=== Dataset content ===
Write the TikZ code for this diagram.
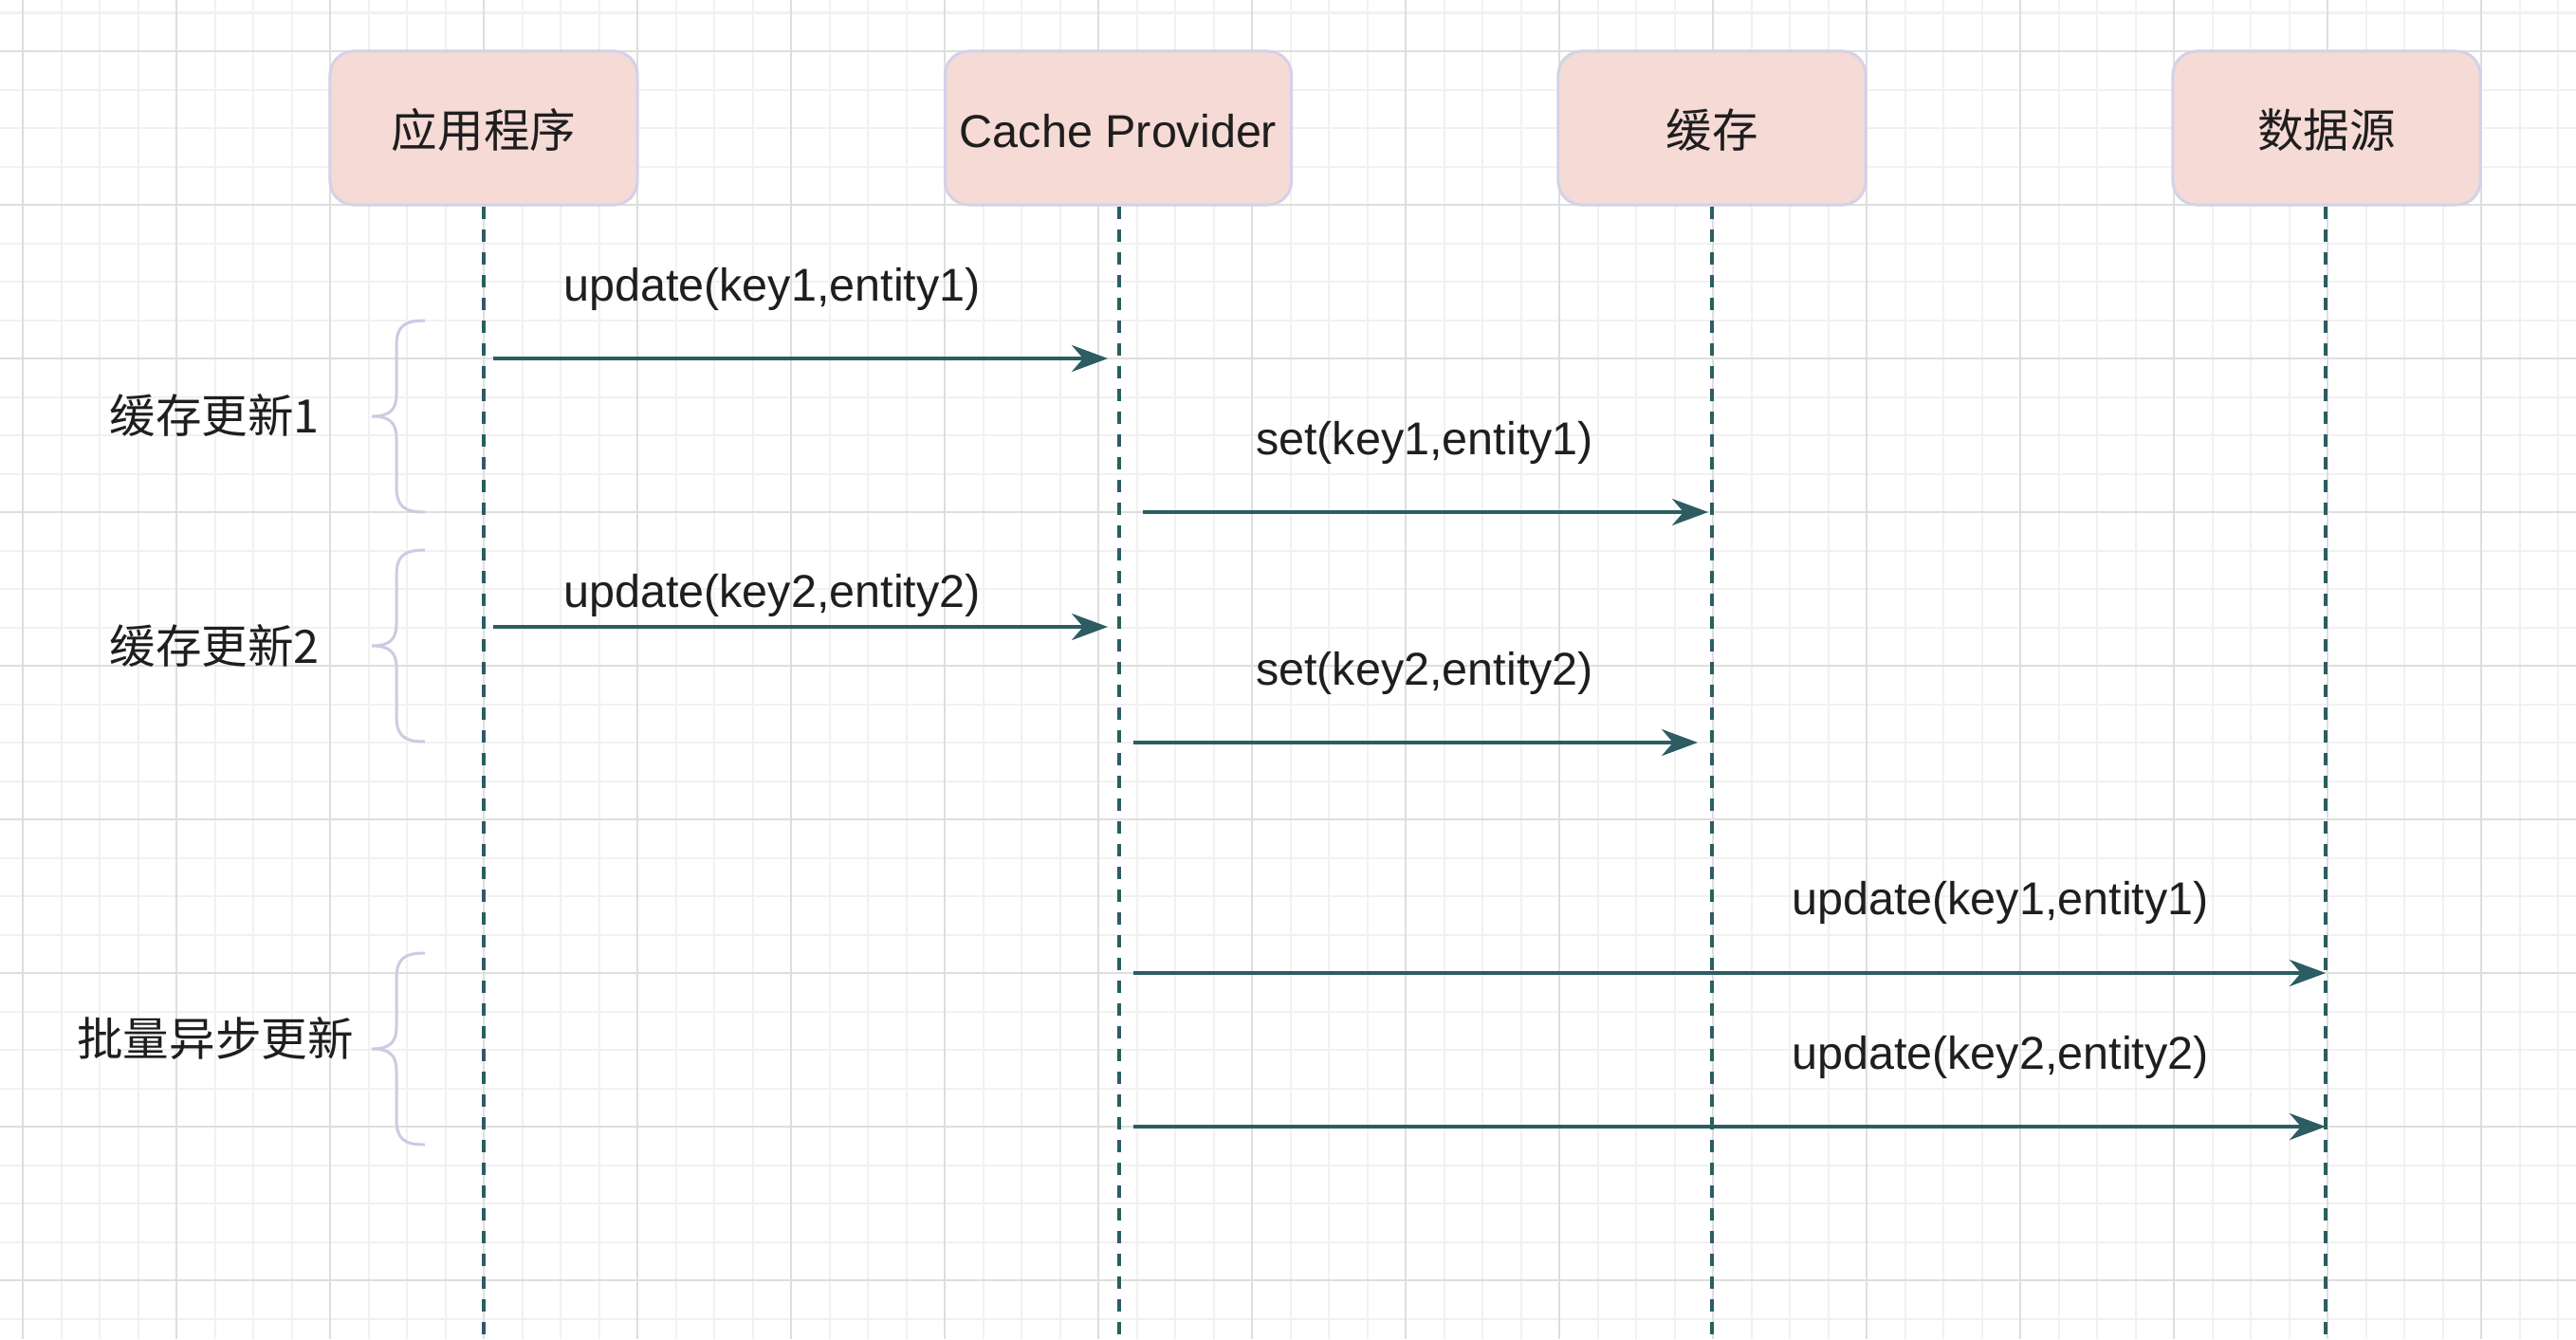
\documentclass[tikz,border=0pt]{standalone}
\usepackage{fontspec}
\setmainfont{Liberation Sans}
\newfontfamily\cjk{Noto Sans CJK SC}
\usetikzlibrary{arrows.meta}
\definecolor{gridminor}{HTML}{F1F1F1}
\definecolor{gridmajor}{HTML}{DEDEDE}
\definecolor{boxfill}{HTML}{F5DAD6}
\definecolor{boxline}{HTML}{D2D2E8}
\definecolor{seqline}{HTML}{2B5D62}
\definecolor{bracecol}{HTML}{CBCBE3}
\definecolor{txtcol}{HTML}{1E1E1E}
\newcommand\myfs{\fontsize{13.8pt}{16pt}\selectfont}
\tikzset{
  actor/.style={draw=boxline, line width=0.03cm, fill=boxfill, rounded corners=0.25cm,
    minimum width=3.24cm, minimum height=1.62cm, inner sep=0pt, font=\myfs, text=txtcol,
    text height=0.4cm, text depth=0cm},
  lifeline/.style={draw=seqline, line width=0.042cm, dash pattern=on 0.13cm off 0.11cm},
  msg/.style={draw=seqline, line width=0.04cm,
    -{Stealth[length=0.38cm, width=0.28cm, inset=0.12cm]}},
  lbl/.style={font=\myfs, text=txtcol, inner sep=0pt},
  bracestyle/.style={draw=bracecol, line width=0.03cm},
  curly/.pic={\draw[bracestyle] (0,0) .. controls (-22,0) and (-30,6) .. (-30,27)
     -- (-30,78) .. controls (-30,95) and (-38,101) .. (-56,101)
     .. controls (-38,101) and (-30,107) .. (-30,124)
     -- (-30,175) .. controls (-30,196) and (-22,202) .. (0,202);}
}
\begin{document}
\begin{tikzpicture}[x=0.01cm, y=-0.01cm]
\useasboundingbox (0,0) rectangle (2716,1412);
\fill[white] (0,0) rectangle (2716,1412);
% grid
\foreach \i in {0,...,66} \draw[gridminor, line width=0.02cm] ({24+40.5*\i},0) -- ({24+40.5*\i},1412);
\foreach \j in {0,...,34} \draw[gridminor, line width=0.02cm] (0,{13.5+40.5*\j}) -- (2716,{13.5+40.5*\j});
\foreach \i in {0,...,16} \draw[gridmajor, line width=0.025cm] ({24+162*\i},0) -- ({24+162*\i},1412);
\foreach \j in {0,...,8} \draw[gridmajor, line width=0.025cm] (0,{54+162*\j}) -- (2716,{54+162*\j});

% actors
\node[actor] (app) at (510,135) {\cjk 应用程序};
\node[actor, minimum width=3.65cm] (cp) at (1179,135) {Cache Provider};
\node[actor] (cache) at (1805,135) {\cjk 缓存};
\node[actor] (ds) at (2453,135) {\cjk 数据源};

% lifeline ends
\coordinate (appE) at (510,1412);
\coordinate (cpE) at (1180,1412);
\coordinate (cacheE) at (1805,1412);
\coordinate (dsE) at (2452,1412);
\draw[lifeline] (app.south) -- (appE);
\draw[lifeline] (cp.south) ++(1,0) -- (cpE);
\draw[lifeline] (cache.south) -- (cacheE);
\draw[lifeline] (ds.south) ++(-1,0) -- (dsE);

% message end points
\coordinate (m1s) at (520,378);  \coordinate (m1e) at (1168,378);
\coordinate (m2s) at (1205,540); \coordinate (m2e) at (1801,540);
\coordinate (m3s) at (520,661);  \coordinate (m3e) at (1168,661);
\coordinate (m4s) at (1195,783); \coordinate (m4e) at (1790,783);
\coordinate (m5s) at (1195,1026); \coordinate (m5e) at (2452,1026);
\coordinate (m6s) at (1195,1188); \coordinate (m6e) at (2452,1188);

\draw[msg] (m1s) -- (m1e);
\draw[msg] (m2s) -- (m2e);
\draw[msg] (m3s) -- (m3e);
\draw[msg] (m4s) -- (m4e);
\draw[msg] (m5s) -- (m5e);
\draw[msg] (m6s) -- (m6e);

% message labels
\node[lbl] (t1) at (814,305) {update(key1,entity1)};
\node[lbl] (t2) at (1502,467) {set(key1,entity1)};
\node[lbl] (t3) at (814,628) {update(key2,entity2)};
\node[lbl] (t4) at (1502,710) {set(key2,entity2)};
\node[lbl] (t5) at (2109,952) {update(key1,entity1)};
\node[lbl] (t6) at (2109,1115) {update(key2,entity2)};

% braces and group labels
\pic at (448,338) {curly};
\pic at (448,580) {curly};
\pic at (448,1005) {curly};
\node[lbl] (g1) at (226,438) {\cjk 缓存更新1};
\node[lbl] (g2) at (226,681) {\cjk 缓存更新2};
\node[lbl] (g3) at (227,1095) {\cjk 批量异步更新};
\end{tikzpicture}
\end{document}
===
▶ **Set problem**
Transcribe the full listing above exactly, with the images removed.

▶ **Correct answer**
Write the TikZ code for this diagram.
\documentclass[tikz,border=0pt]{standalone}
\usepackage{fontspec}
\setmainfont{Liberation Sans}
\newfontfamily\cjk{Noto Sans CJK SC}
\usetikzlibrary{arrows.meta}
\definecolor{gridminor}{HTML}{F1F1F1}
\definecolor{gridmajor}{HTML}{DEDEDE}
\definecolor{boxfill}{HTML}{F5DAD6}
\definecolor{boxline}{HTML}{D2D2E8}
\definecolor{seqline}{HTML}{2B5D62}
\definecolor{bracecol}{HTML}{CBCBE3}
\definecolor{txtcol}{HTML}{1E1E1E}
\newcommand\myfs{\fontsize{13.8pt}{16pt}\selectfont}
\tikzset{
  actor/.style={draw=boxline, line width=0.03cm, fill=boxfill, rounded corners=0.25cm,
    minimum width=3.24cm, minimum height=1.62cm, inner sep=0pt, font=\myfs, text=txtcol,
    text height=0.4cm, text depth=0cm},
  lifeline/.style={draw=seqline, line width=0.042cm, dash pattern=on 0.13cm off 0.11cm},
  msg/.style={draw=seqline, line width=0.04cm,
    -{Stealth[length=0.38cm, width=0.28cm, inset=0.12cm]}},
  lbl/.style={font=\myfs, text=txtcol, inner sep=0pt},
  bracestyle/.style={draw=bracecol, line width=0.03cm},
  curly/.pic={\draw[bracestyle] (0,0) .. controls (-22,0) and (-30,6) .. (-30,27)
     -- (-30,78) .. controls (-30,95) and (-38,101) .. (-56,101)
     .. controls (-38,101) and (-30,107) .. (-30,124)
     -- (-30,175) .. controls (-30,196) and (-22,202) .. (0,202);}
}
\begin{document}
\begin{tikzpicture}[x=0.01cm, y=-0.01cm]
\useasboundingbox (0,0) rectangle (2716,1412);
\fill[white] (0,0) rectangle (2716,1412);
% grid
\foreach \i in {0,...,66} \draw[gridminor, line width=0.02cm] ({24+40.5*\i},0) -- ({24+40.5*\i},1412);
\foreach \j in {0,...,34} \draw[gridminor, line width=0.02cm] (0,{13.5+40.5*\j}) -- (2716,{13.5+40.5*\j});
\foreach \i in {0,...,16} \draw[gridmajor, line width=0.025cm] ({24+162*\i},0) -- ({24+162*\i},1412);
\foreach \j in {0,...,8} \draw[gridmajor, line width=0.025cm] (0,{54+162*\j}) -- (2716,{54+162*\j});

% actors
\node[actor] (app) at (510,135) {\cjk 应用程序};
\node[actor, minimum width=3.65cm] (cp) at (1179,135) {Cache Provider};
\node[actor] (cache) at (1805,135) {\cjk 缓存};
\node[actor] (ds) at (2453,135) {\cjk 数据源};

% lifeline ends
\coordinate (appE) at (510,1412);
\coordinate (cpE) at (1180,1412);
\coordinate (cacheE) at (1805,1412);
\coordinate (dsE) at (2452,1412);
\draw[lifeline] (app.south) -- (appE);
\draw[lifeline] (cp.south) ++(1,0) -- (cpE);
\draw[lifeline] (cache.south) -- (cacheE);
\draw[lifeline] (ds.south) ++(-1,0) -- (dsE);

% message end points
\coordinate (m1s) at (520,378);  \coordinate (m1e) at (1168,378);
\coordinate (m2s) at (1205,540); \coordinate (m2e) at (1801,540);
\coordinate (m3s) at (520,661);  \coordinate (m3e) at (1168,661);
\coordinate (m4s) at (1195,783); \coordinate (m4e) at (1790,783);
\coordinate (m5s) at (1195,1026); \coordinate (m5e) at (2452,1026);
\coordinate (m6s) at (1195,1188); \coordinate (m6e) at (2452,1188);

\draw[msg] (m1s) -- (m1e);
\draw[msg] (m2s) -- (m2e);
\draw[msg] (m3s) -- (m3e);
\draw[msg] (m4s) -- (m4e);
\draw[msg] (m5s) -- (m5e);
\draw[msg] (m6s) -- (m6e);

% message labels
\node[lbl] (t1) at (814,305) {update(key1,entity1)};
\node[lbl] (t2) at (1502,467) {set(key1,entity1)};
\node[lbl] (t3) at (814,628) {update(key2,entity2)};
\node[lbl] (t4) at (1502,710) {set(key2,entity2)};
\node[lbl] (t5) at (2109,952) {update(key1,entity1)};
\node[lbl] (t6) at (2109,1115) {update(key2,entity2)};

% braces and group labels
\pic at (448,338) {curly};
\pic at (448,580) {curly};
\pic at (448,1005) {curly};
\node[lbl] (g1) at (226,438) {\cjk 缓存更新1};
\node[lbl] (g2) at (226,681) {\cjk 缓存更新2};
\node[lbl] (g3) at (227,1095) {\cjk 批量异步更新};
\end{tikzpicture}
\end{document}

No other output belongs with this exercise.